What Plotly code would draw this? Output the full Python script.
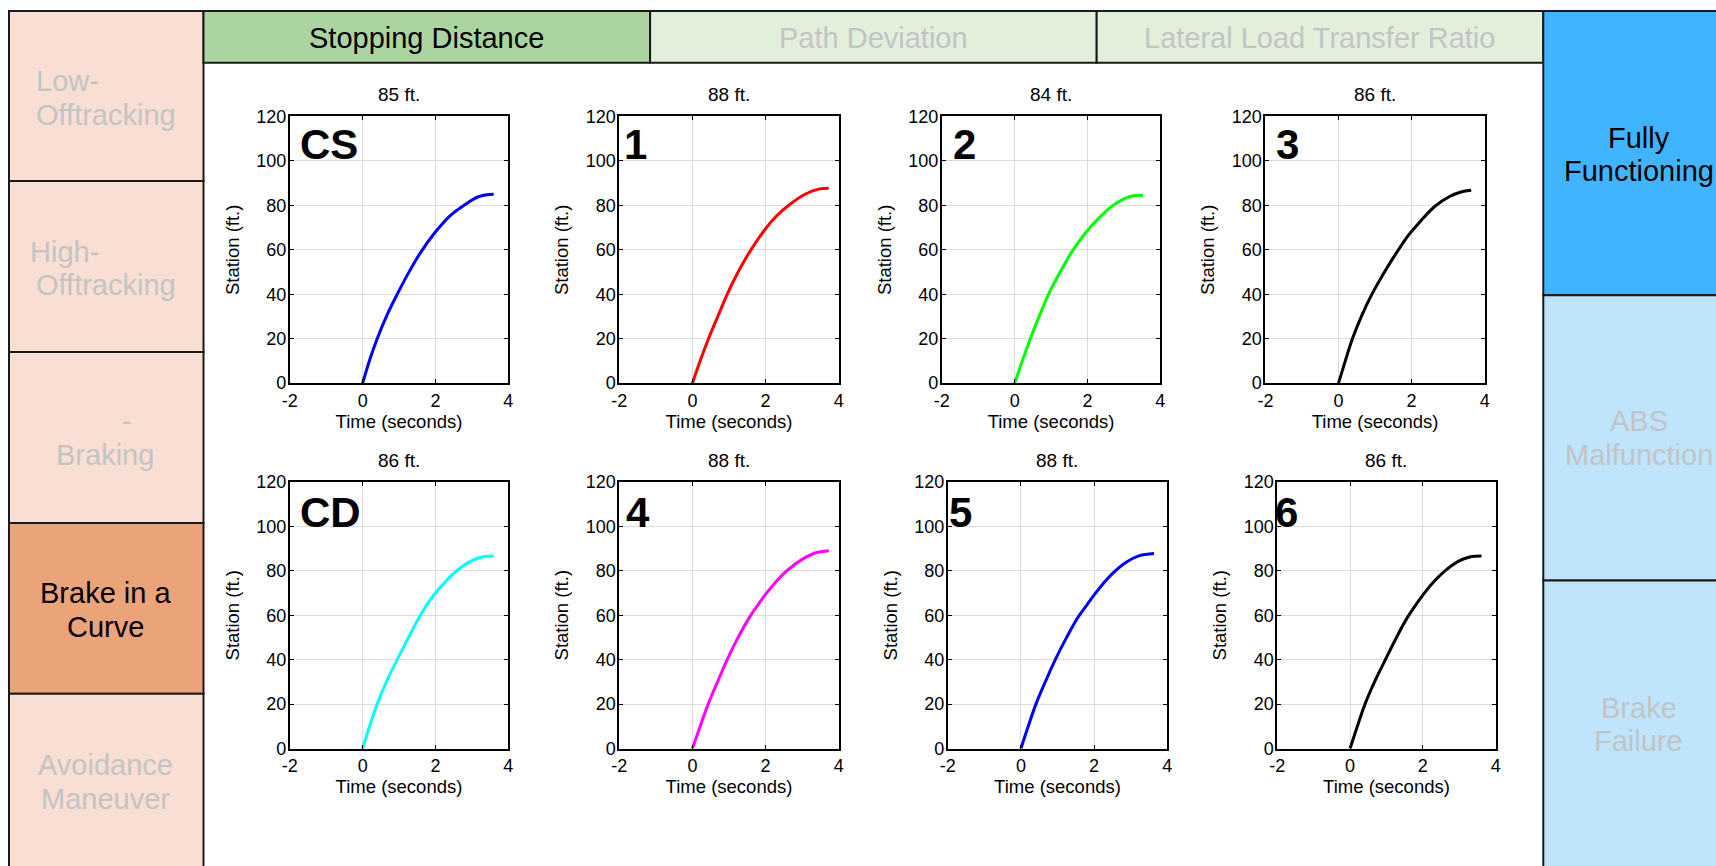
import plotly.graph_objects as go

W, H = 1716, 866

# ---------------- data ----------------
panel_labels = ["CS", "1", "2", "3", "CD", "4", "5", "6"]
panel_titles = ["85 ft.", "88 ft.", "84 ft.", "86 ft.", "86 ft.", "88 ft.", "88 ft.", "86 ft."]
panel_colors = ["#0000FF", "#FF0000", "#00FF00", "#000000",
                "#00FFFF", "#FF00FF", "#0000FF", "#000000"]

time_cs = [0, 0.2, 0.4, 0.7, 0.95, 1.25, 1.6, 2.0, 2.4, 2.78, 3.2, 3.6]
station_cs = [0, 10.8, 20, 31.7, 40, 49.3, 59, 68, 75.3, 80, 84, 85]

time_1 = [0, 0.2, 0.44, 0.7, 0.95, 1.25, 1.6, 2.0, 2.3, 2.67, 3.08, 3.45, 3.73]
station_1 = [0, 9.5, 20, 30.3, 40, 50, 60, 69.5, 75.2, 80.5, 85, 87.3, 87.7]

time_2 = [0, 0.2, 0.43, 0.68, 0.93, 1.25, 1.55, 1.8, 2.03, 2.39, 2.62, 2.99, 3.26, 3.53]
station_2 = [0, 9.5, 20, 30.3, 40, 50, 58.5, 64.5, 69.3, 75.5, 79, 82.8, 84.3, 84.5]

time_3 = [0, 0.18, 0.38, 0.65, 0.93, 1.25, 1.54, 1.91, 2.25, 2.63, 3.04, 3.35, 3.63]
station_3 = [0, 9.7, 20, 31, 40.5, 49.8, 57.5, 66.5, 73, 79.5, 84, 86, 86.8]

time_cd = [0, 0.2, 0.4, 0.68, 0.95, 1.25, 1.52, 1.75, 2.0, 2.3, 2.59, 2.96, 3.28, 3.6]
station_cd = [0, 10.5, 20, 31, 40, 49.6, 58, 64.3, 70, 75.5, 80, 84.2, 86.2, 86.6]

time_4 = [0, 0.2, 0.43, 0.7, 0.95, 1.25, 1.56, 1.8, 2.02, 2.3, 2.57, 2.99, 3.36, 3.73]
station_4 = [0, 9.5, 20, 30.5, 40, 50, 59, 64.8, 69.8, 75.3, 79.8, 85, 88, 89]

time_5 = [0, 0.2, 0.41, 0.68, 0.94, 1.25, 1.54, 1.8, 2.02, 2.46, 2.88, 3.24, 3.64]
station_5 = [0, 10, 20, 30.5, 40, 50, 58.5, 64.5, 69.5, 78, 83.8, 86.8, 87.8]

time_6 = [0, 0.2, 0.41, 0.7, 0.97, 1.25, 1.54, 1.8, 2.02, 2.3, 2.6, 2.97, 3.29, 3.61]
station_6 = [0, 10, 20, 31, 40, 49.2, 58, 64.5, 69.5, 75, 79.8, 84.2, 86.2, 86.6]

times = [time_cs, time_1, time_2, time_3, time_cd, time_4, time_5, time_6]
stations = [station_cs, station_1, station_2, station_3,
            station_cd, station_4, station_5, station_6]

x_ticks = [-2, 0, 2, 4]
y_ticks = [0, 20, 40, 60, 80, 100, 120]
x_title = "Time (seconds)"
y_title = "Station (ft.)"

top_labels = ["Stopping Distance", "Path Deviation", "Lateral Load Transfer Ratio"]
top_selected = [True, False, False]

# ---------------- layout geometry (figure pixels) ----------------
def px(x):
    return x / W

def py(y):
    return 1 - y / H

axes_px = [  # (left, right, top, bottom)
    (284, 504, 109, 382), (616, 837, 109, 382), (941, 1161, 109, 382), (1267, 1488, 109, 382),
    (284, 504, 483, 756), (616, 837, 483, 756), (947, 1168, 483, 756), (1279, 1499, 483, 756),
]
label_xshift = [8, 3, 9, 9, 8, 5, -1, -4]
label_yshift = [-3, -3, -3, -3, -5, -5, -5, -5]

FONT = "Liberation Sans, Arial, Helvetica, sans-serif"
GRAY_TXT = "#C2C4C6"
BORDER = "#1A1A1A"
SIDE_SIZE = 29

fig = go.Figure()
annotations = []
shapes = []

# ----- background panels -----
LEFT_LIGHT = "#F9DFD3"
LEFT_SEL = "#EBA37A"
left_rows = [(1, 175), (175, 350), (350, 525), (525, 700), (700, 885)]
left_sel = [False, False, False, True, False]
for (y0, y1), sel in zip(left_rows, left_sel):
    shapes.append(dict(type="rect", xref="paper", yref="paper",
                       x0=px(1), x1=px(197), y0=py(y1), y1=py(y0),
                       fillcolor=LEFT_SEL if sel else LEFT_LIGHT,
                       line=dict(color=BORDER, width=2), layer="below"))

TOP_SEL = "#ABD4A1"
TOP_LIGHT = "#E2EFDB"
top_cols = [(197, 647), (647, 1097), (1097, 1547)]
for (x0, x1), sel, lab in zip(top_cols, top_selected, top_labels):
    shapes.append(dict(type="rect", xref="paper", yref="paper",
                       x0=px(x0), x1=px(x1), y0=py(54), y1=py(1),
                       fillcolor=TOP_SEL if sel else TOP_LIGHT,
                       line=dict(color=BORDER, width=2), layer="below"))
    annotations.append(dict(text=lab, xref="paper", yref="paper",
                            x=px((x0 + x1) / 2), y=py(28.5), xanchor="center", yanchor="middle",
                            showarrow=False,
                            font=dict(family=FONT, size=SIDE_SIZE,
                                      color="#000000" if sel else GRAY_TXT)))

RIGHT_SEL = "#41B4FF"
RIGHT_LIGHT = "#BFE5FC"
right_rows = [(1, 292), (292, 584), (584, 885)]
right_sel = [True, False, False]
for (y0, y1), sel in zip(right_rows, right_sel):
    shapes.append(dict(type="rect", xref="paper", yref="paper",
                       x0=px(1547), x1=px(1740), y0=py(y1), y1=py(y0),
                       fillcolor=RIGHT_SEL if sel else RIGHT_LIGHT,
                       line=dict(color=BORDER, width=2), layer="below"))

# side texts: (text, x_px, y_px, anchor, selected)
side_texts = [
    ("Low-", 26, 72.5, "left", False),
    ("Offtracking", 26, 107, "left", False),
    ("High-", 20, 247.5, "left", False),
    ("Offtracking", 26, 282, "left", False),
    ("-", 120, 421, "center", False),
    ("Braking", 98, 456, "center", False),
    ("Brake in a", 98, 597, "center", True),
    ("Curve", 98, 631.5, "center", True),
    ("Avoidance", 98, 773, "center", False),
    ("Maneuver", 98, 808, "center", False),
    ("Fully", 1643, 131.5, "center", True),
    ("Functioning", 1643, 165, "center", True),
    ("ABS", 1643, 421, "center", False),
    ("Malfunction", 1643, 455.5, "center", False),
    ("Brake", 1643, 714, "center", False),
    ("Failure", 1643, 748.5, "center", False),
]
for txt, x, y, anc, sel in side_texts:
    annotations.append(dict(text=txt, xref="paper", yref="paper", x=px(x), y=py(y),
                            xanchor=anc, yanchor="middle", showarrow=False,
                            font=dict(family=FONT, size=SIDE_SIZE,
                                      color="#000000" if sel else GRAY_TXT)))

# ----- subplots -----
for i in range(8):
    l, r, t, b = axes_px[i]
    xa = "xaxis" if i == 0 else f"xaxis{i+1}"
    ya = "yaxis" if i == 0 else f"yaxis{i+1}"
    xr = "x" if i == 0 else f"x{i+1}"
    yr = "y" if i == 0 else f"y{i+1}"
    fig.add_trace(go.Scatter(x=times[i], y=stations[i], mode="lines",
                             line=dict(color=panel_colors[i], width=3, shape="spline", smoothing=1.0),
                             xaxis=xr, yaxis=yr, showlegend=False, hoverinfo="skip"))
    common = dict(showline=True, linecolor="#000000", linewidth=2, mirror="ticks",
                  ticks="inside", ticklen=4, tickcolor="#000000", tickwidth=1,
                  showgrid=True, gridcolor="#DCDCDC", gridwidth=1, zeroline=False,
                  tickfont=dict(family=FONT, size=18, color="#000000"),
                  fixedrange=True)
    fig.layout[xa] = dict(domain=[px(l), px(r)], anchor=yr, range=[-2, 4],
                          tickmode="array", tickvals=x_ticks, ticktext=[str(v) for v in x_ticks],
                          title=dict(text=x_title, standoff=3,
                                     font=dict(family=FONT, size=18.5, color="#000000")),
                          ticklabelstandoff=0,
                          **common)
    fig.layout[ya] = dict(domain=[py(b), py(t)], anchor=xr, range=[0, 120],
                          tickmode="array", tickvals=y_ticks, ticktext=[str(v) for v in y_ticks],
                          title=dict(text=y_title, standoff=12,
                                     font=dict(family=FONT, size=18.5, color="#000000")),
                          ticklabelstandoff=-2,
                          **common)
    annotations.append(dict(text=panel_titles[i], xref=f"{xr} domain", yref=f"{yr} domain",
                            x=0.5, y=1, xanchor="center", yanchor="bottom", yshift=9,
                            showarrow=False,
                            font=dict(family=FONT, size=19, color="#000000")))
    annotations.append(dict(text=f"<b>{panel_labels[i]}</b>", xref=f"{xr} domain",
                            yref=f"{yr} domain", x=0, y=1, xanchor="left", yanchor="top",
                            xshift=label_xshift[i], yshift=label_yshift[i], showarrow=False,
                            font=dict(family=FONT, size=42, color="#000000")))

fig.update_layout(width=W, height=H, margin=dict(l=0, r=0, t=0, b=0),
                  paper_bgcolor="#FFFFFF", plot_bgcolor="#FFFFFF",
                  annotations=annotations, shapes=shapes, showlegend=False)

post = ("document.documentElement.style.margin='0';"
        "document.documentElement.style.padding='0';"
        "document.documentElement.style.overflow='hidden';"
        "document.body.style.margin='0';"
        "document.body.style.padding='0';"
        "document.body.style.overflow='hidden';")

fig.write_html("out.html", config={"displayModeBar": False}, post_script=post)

* * *

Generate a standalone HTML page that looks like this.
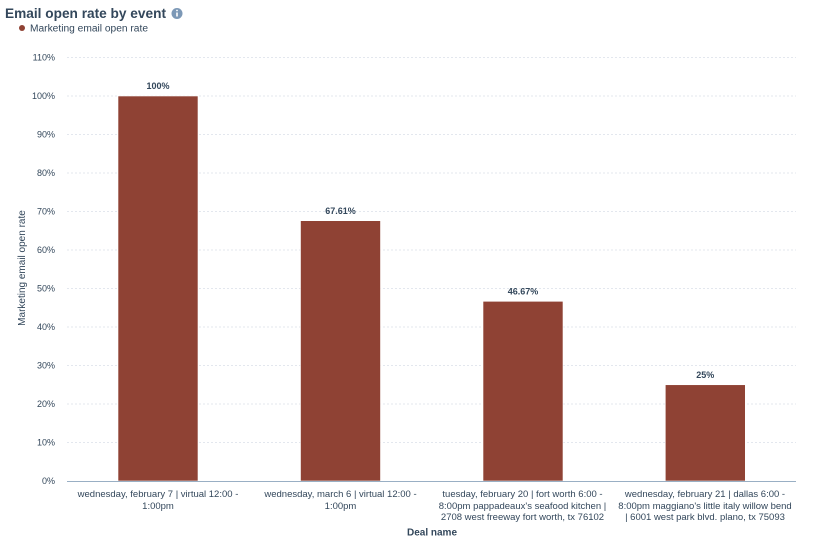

**The request:**
Search the data above for lines holding "this" and copy each of them.

**Full answer:**
What Plotly code would draw this? Output the full Python script.
Generate a standalone HTML page that looks like this.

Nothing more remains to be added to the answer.